INFORMATION SUPPLIED:

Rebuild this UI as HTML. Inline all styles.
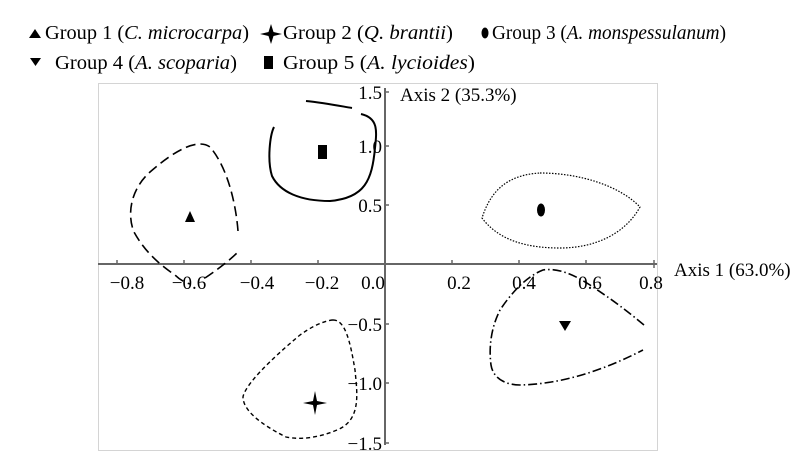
<!DOCTYPE html>
<html><head><meta charset="utf-8"><style>
body{margin:0;background:#fff;}
svg{display:block;font-family:"Liberation Serif",serif;}
</style></head><body>
<svg width="800" height="459" viewBox="0 0 800 459" xmlns="http://www.w3.org/2000/svg">
<g font-size="19.5" fill="#000">
<path d="M29 38 L35 29 L41 38 Z"/>
<text x="45" y="39" textLength="204" lengthAdjust="spacingAndGlyphs">Group 1 (<tspan font-style="italic">C. microcarpa</tspan>)</text>
<path d="M271 24 L273.5 32 L282 34 L273.5 36 L271 44 L268.5 36 L260 34 L268.5 32 Z"/>
<text x="283" y="39" textLength="170" lengthAdjust="spacingAndGlyphs">Group 2 (<tspan font-style="italic">Q. brantii</tspan>)</text>
<ellipse cx="485" cy="33" rx="3.5" ry="5.5"/>
<text x="492" y="39" textLength="234" lengthAdjust="spacingAndGlyphs">Group 3 (<tspan font-style="italic">A. monspessulanum</tspan>)</text>
<path d="M30 58 L41 58 L35.5 66 Z"/>
<text x="55" y="69" textLength="182" lengthAdjust="spacingAndGlyphs">Group 4 (<tspan font-style="italic">A. scoparia</tspan>)</text>
<rect x="264" y="56" width="9" height="13"/>
<text x="283" y="69" textLength="192" lengthAdjust="spacingAndGlyphs">Group 5 (<tspan font-style="italic">A. lycioides</tspan>)</text>
</g>
<rect x="98.5" y="83.5" width="559" height="367" fill="none" stroke="#aaa" stroke-dasharray="1,1"/>
<line x1="98" y1="264" x2="657" y2="264" stroke="#666" stroke-width="2"/>
<line x1="385" y1="88" x2="385" y2="445" stroke="#666" stroke-width="2"/>
<g stroke="#666" stroke-width="1.5">
<line x1="117" y1="260" x2="117" y2="264"/><line x1="184" y1="260" x2="184" y2="264"/>
<line x1="251" y1="260" x2="251" y2="264"/><line x1="318" y1="260" x2="318" y2="264"/>
<line x1="452" y1="260" x2="452" y2="264"/><line x1="519" y1="260" x2="519" y2="264"/>
<line x1="586" y1="260" x2="586" y2="264"/><line x1="654" y1="260" x2="654" y2="268"/>
<line x1="385" y1="92" x2="389" y2="92"/><line x1="385" y1="146" x2="389" y2="146"/>
<line x1="385" y1="205" x2="389" y2="205"/><line x1="385" y1="324" x2="389" y2="324"/>
<line x1="385" y1="383" x2="389" y2="383"/><line x1="385" y1="443" x2="389" y2="443"/>
</g>
<g font-size="19" fill="#000">
<text x="127" y="289" text-anchor="middle">−0.8</text>
<text x="189" y="289" text-anchor="middle">−0.6</text>
<text x="257" y="289" text-anchor="middle">−0.4</text>
<text x="322" y="289" text-anchor="middle">−0.2</text>
<text x="373" y="289" text-anchor="middle">0.0</text>
<text x="459" y="289" text-anchor="middle">0.2</text>
<text x="524" y="289" text-anchor="middle">0.4</text>
<text x="590" y="289" text-anchor="middle">0.6</text>
<text x="651" y="289" text-anchor="middle">0.8</text>
<text x="382" y="99" text-anchor="end">1.5</text>
<text x="382" y="153" text-anchor="end">1.0</text>
<text x="382" y="212" text-anchor="end">0.5</text>
<text x="382" y="331" text-anchor="end">−0.5</text>
<text x="382" y="390" text-anchor="end">−1.0</text>
<text x="382" y="450" text-anchor="end">−1.5</text>
<text x="400" y="101">Axis 2 (35.3%)</text>
<text x="674" y="276">Axis 1 (63.0%)</text>
</g>
<path d="M238 231 C236 205 228 168 210 147 C198 138 175 150 150 172 C128 192 128 218 134 232 C145 252 160 265 175 275 C180 280 186 283 190 284" fill="none" stroke="#000" stroke-width="1.6" stroke-dasharray="10,5"/>
<path d="M205 278 C220 268 232 258 238 252" fill="none" stroke="#000" stroke-width="1.6" stroke-dasharray="10,5"/>
<path d="M185 222 L190 211 L195 222 Z"/>
<path d="M306 101 C325 103 340 106 352 108" fill="none" stroke="#000" stroke-width="2"/>
<path d="M361 114 C378 118 377 130 375 148 C372 180 365 198 330 201 C300 201 280 192 272 176 C267 160 270 135 274 127" fill="none" stroke="#000" stroke-width="2"/>
<rect x="318" y="145" width="9" height="14"/>
<path d="M540 173 C580 173 620 186 640 207 C625 234 595 248 560 248 C530 248 500 242 482 218 C490 193 505 175 540 173 Z" fill="none" stroke="#000" stroke-width="1.2" stroke-dasharray="1.5,1.5"/>
<ellipse cx="541" cy="210" rx="4" ry="6.5"/>
<path d="M644 325 C620 305 605 295 590 285 C570 272 555 268 543 270 C525 277 510 295 500 310 C490 330 489 350 491 365 C493 378 505 385 520 385 C560 384 600 372 643 350" fill="none" stroke="#000" stroke-width="1.6" stroke-dasharray="9,3,1.5,3"/>
<path d="M559 321 L571 321 L565 331 Z"/>
<path d="M333 320 C345 320 350 340 355 370 C357 392 362 420 337 430 C318 438 300 440 286 437 C260 424 243 410 243 397 C245 385 270 360 300 335 C318 322 330 320 333 320 Z" fill="none" stroke="#000" stroke-width="1.4" stroke-dasharray="4,3"/>
<path d="M315 391 L317 401 L327 403 L317 405 L315 415 L313 405 L303 403 L313 401 Z"/>
</svg>
</body></html>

DIRECTIONS FOR THIS TASK:
Leave the images out, please, and restate each line word for word.

REPLY TO THE EXERCISE:
Rebuild this UI as HTML. Inline all styles.
<!DOCTYPE html>
<html><head><meta charset="utf-8"><style>
body{margin:0;background:#fff;}
svg{display:block;font-family:"Liberation Serif",serif;}
</style></head><body>
<svg width="800" height="459" viewBox="0 0 800 459" xmlns="http://www.w3.org/2000/svg">
<g font-size="19.5" fill="#000">
<path d="M29 38 L35 29 L41 38 Z"/>
<text x="45" y="39" textLength="204" lengthAdjust="spacingAndGlyphs">Group 1 (<tspan font-style="italic">C. microcarpa</tspan>)</text>
<path d="M271 24 L273.5 32 L282 34 L273.5 36 L271 44 L268.5 36 L260 34 L268.5 32 Z"/>
<text x="283" y="39" textLength="170" lengthAdjust="spacingAndGlyphs">Group 2 (<tspan font-style="italic">Q. brantii</tspan>)</text>
<ellipse cx="485" cy="33" rx="3.5" ry="5.5"/>
<text x="492" y="39" textLength="234" lengthAdjust="spacingAndGlyphs">Group 3 (<tspan font-style="italic">A. monspessulanum</tspan>)</text>
<path d="M30 58 L41 58 L35.5 66 Z"/>
<text x="55" y="69" textLength="182" lengthAdjust="spacingAndGlyphs">Group 4 (<tspan font-style="italic">A. scoparia</tspan>)</text>
<rect x="264" y="56" width="9" height="13"/>
<text x="283" y="69" textLength="192" lengthAdjust="spacingAndGlyphs">Group 5 (<tspan font-style="italic">A. lycioides</tspan>)</text>
</g>
<rect x="98.5" y="83.5" width="559" height="367" fill="none" stroke="#aaa" stroke-dasharray="1,1"/>
<line x1="98" y1="264" x2="657" y2="264" stroke="#666" stroke-width="2"/>
<line x1="385" y1="88" x2="385" y2="445" stroke="#666" stroke-width="2"/>
<g stroke="#666" stroke-width="1.5">
<line x1="117" y1="260" x2="117" y2="264"/><line x1="184" y1="260" x2="184" y2="264"/>
<line x1="251" y1="260" x2="251" y2="264"/><line x1="318" y1="260" x2="318" y2="264"/>
<line x1="452" y1="260" x2="452" y2="264"/><line x1="519" y1="260" x2="519" y2="264"/>
<line x1="586" y1="260" x2="586" y2="264"/><line x1="654" y1="260" x2="654" y2="268"/>
<line x1="385" y1="92" x2="389" y2="92"/><line x1="385" y1="146" x2="389" y2="146"/>
<line x1="385" y1="205" x2="389" y2="205"/><line x1="385" y1="324" x2="389" y2="324"/>
<line x1="385" y1="383" x2="389" y2="383"/><line x1="385" y1="443" x2="389" y2="443"/>
</g>
<g font-size="19" fill="#000">
<text x="127" y="289" text-anchor="middle">−0.8</text>
<text x="189" y="289" text-anchor="middle">−0.6</text>
<text x="257" y="289" text-anchor="middle">−0.4</text>
<text x="322" y="289" text-anchor="middle">−0.2</text>
<text x="373" y="289" text-anchor="middle">0.0</text>
<text x="459" y="289" text-anchor="middle">0.2</text>
<text x="524" y="289" text-anchor="middle">0.4</text>
<text x="590" y="289" text-anchor="middle">0.6</text>
<text x="651" y="289" text-anchor="middle">0.8</text>
<text x="382" y="99" text-anchor="end">1.5</text>
<text x="382" y="153" text-anchor="end">1.0</text>
<text x="382" y="212" text-anchor="end">0.5</text>
<text x="382" y="331" text-anchor="end">−0.5</text>
<text x="382" y="390" text-anchor="end">−1.0</text>
<text x="382" y="450" text-anchor="end">−1.5</text>
<text x="400" y="101">Axis 2 (35.3%)</text>
<text x="674" y="276">Axis 1 (63.0%)</text>
</g>
<path d="M238 231 C236 205 228 168 210 147 C198 138 175 150 150 172 C128 192 128 218 134 232 C145 252 160 265 175 275 C180 280 186 283 190 284" fill="none" stroke="#000" stroke-width="1.6" stroke-dasharray="10,5"/>
<path d="M205 278 C220 268 232 258 238 252" fill="none" stroke="#000" stroke-width="1.6" stroke-dasharray="10,5"/>
<path d="M185 222 L190 211 L195 222 Z"/>
<path d="M306 101 C325 103 340 106 352 108" fill="none" stroke="#000" stroke-width="2"/>
<path d="M361 114 C378 118 377 130 375 148 C372 180 365 198 330 201 C300 201 280 192 272 176 C267 160 270 135 274 127" fill="none" stroke="#000" stroke-width="2"/>
<rect x="318" y="145" width="9" height="14"/>
<path d="M540 173 C580 173 620 186 640 207 C625 234 595 248 560 248 C530 248 500 242 482 218 C490 193 505 175 540 173 Z" fill="none" stroke="#000" stroke-width="1.2" stroke-dasharray="1.5,1.5"/>
<ellipse cx="541" cy="210" rx="4" ry="6.5"/>
<path d="M644 325 C620 305 605 295 590 285 C570 272 555 268 543 270 C525 277 510 295 500 310 C490 330 489 350 491 365 C493 378 505 385 520 385 C560 384 600 372 643 350" fill="none" stroke="#000" stroke-width="1.6" stroke-dasharray="9,3,1.5,3"/>
<path d="M559 321 L571 321 L565 331 Z"/>
<path d="M333 320 C345 320 350 340 355 370 C357 392 362 420 337 430 C318 438 300 440 286 437 C260 424 243 410 243 397 C245 385 270 360 300 335 C318 322 330 320 333 320 Z" fill="none" stroke="#000" stroke-width="1.4" stroke-dasharray="4,3"/>
<path d="M315 391 L317 401 L327 403 L317 405 L315 415 L313 405 L303 403 L313 401 Z"/>
</svg>
</body></html>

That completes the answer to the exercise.